Dina Wind’s Transformations at Bridgette Mayer Gallery

[Diana examines a wall sculpture that is playful for its combination of found objects, and simultaneously subversive. — the Artblog editors]

The poet Stephen Spender once defined wit as “the ability to discover amusing analogies between apparently unrelated things and express them clearly.” As I was contemplating the late Dina Wind’s more than 20 sculptures from the 1980s and 1990s in the exhibition Dina Wind: Transformations, on view at Bridgette Mayer Gallery through Feb. 28, I was struck by the wittiness of her work, which is not “amusing” in a conventional sense, but in its ability to jolt the observer into a novel perception of incongruity.

Almost-living still life

Dina Wind, “Still Life with Pitcher #1″ (2000), varnished steel, wood, paint, pewter, rubber, 32″ x 25″ x 15”. Image courtesy of Bridgette Mayer Gallery.

For me, the sculpture that best exemplifies this is “Still Life with Pitcher #1” (2000), which boldly takes on the tradition of still-life painting and reinvents it. The fact that Wind was born in Israel and served in the Israel Defense Force may have fostered the affinity for machinery and mechanical objects that pervades her work. The materials and technique she uses are “masculine” and unconventional–found objects that consist of such unlikely components as scrap metal, tools, car parts, and mechanical devices welded together to form assemblages. In “Still Life,” we find a spring, a bicycle chain, a saw, part of a smashed fender, cable wire, a shopping cart wheel, and a hand drill. A wall sculpture, the piece is set at an angle inside a steel frame behind it, and in a further poke at tradition, it breaks the steel frame’s boundaries.

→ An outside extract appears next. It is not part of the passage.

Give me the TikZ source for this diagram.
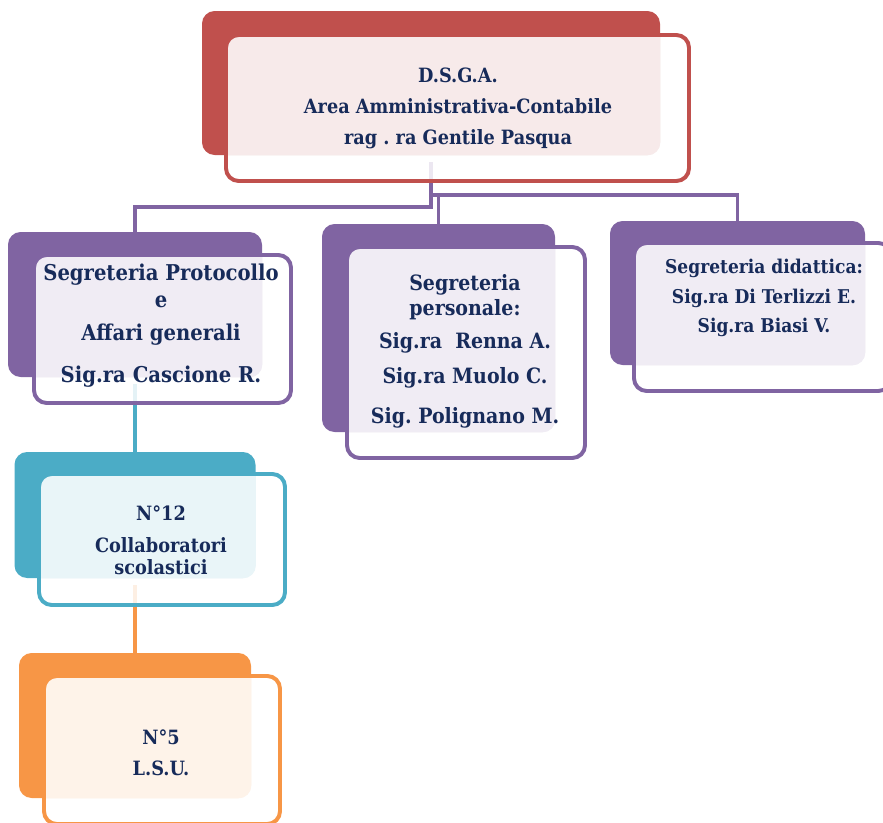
\documentclass[tikz,border=0pt]{standalone}
\usepackage{fontspec}
\setmainfont{DejaVu Serif Condensed}
\usetikzlibrary{positioning}
\frenchspacing

\definecolor{dsgared}{HTML}{C0504D}
\definecolor{segpurple}{HTML}{8064A2}
\definecolor{collteal}{HTML}{4BACC6}
\definecolor{lsuorange}{HTML}{F79646}
\definecolor{navytext}{HTML}{172B5A}

\tikzset{
  backbox/.style n args={3}{fill=#1, rounded corners=9pt, inner sep=0pt,
    minimum width=#2*0.025cm, minimum height=#3*0.025cm},
  frontbox/.style n args={4}{draw=#1, line width=2.8pt, fill=white, fill opacity=0.85,
    rounded corners=9pt, inner sep=0pt, minimum width=#2*0.025cm, minimum height=#3*0.025cm,
    path picture={\fill[#1!12, fill opacity=1, rounded corners=9pt] (#4.south west) rectangle (#4.north east);}},
  link/.style={draw=#1, line width=2.8pt},
  boxtext/.style 2 args={text=navytext, align=center, inner sep=0pt,
    font=\fontsize{#1}{#2}\selectfont\bfseries}
}

\begin{document}
\begin{tikzpicture}[x=0.025cm, y=-0.025cm]
		\useasboundingbox (0,0) rectangle (883,823);
		% back boxes
		\node[backbox={dsgared}{458}{144}] (dsga-b) at (431,83) {};
		\node[backbox={segpurple}{254}{145}] (prot-b) at (135,304.5) {};
		\node[backbox={segpurple}{233}{208}] (pers-b) at (438.5,328) {};
		\node[backbox={segpurple}{255}{144}] (did-b) at (737.5,293) {};
		\node[backbox={collteal}{241}{126}] (coll-b) at (135,515) {};
		\node[backbox={lsuorange}{232}{145}] (lsu-b) at (135,725.5) {};
		% connectors
		\draw[link=segpurple] ([yshift=-5pt]dsga-b.south) |- (prot-b.north |- 0,207) -- (prot-b.north);
		\draw[link=segpurple] ([yshift=-5pt]dsga-b.south) |- (did-b.north |- 0,195) -- (did-b.north);
		\draw[link=segpurple] (pers-b.north |- 0,195) -- (pers-b.north);
		\draw[link=collteal] ([yshift=-5pt]prot-b.south) -- (coll-b.north);
		\draw[link=lsuorange] ([yshift=-5pt]coll-b.south) -- (lsu-b.north);
		% front boxes
		\node[frontbox={dsgared}{463}{146}{dsga-b}] (dsga) at (457.5,108) {};
		\node[frontbox={segpurple}{257}{148}{prot-b}] (prot) at (162.5,329) {};
		\node[frontbox={segpurple}{238}{211}{pers-b}] (pers) at (466,352.5) {};
		\node[frontbox={segpurple}{257}{148}{did-b}] (did) at (762.5,317) {};
		\node[frontbox={collteal}{246}{131}{coll-b}] (coll) at (162,539.5) {};
		\node[frontbox={lsuorange}{236}{148}{lsu-b}] (lsu) at (162,750) {};
		% texts
		\node[boxtext={14}{22}] (dsga-t) at (458,108) {D.S.G.A.\\Area Amministrativa-Contabile\\rag . ra Gentile Pasqua};
		\node[boxtext={15.5}{19}] (prot-t) at (161,326) {Segreteria Protocollo\\e\\[4.5pt]Affari generali\\[11pt]Sig.ra Cascione R.};
		\node[boxtext={15}{18}] (pers-t) at (465,351) {Segreteria\\personale:\\[5.5pt]Sig.ra~~Renna A.\\[7pt]Sig.ra Muolo C.\\[10pt]Sig. Polignano M.};
		\node[boxtext={13.5}{21}] (did-t) at (764,298) {Segreteria didattica:\\Sig.ra Di Terlizzi E.\\Sig.ra Biasi V.};
		\node[boxtext={14}{15.6}] (coll-t) at (161,540) {N°12\\[7pt]Collaboratori\\scolastici};
		\node[boxtext={14}{22}] (lsu-t) at (161,752.5) {N°5\\L.S.U.};
	\end{tikzpicture}
\end{document}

The incongruity of the materials and the composition suggest parody, even iconoclasm, but clearly there is a deeper message here. Wind is challenging the genre of still-life painting and expressing its artistic principles in a visual idiom of our time to “make it new”. The abstract, asymmetrical composition, enhanced by the subtle play of color and texture, is infused with energy, to the extent that the inanimate parts seem animated, anything but still. They radiate a singular beauty, recapitulating a bowl of fruit, a wedge of cheese, a dead fish, and a bouquet of flowers. The inclusion of a smashed 19th-century pewter pitcher at the base is an homage to the continuity of tradition, even while the sculpture subverts it.

In this exhibition, Wind uses similar materials to execute other witty interpretations of subjects, ranging from a school of barracudas to opera brooches.

Dina Wind: Transformations is on view at Bridgette Mayer Gallery, Vault Space and Lower Level Gallery, until Feb. 28, 2015.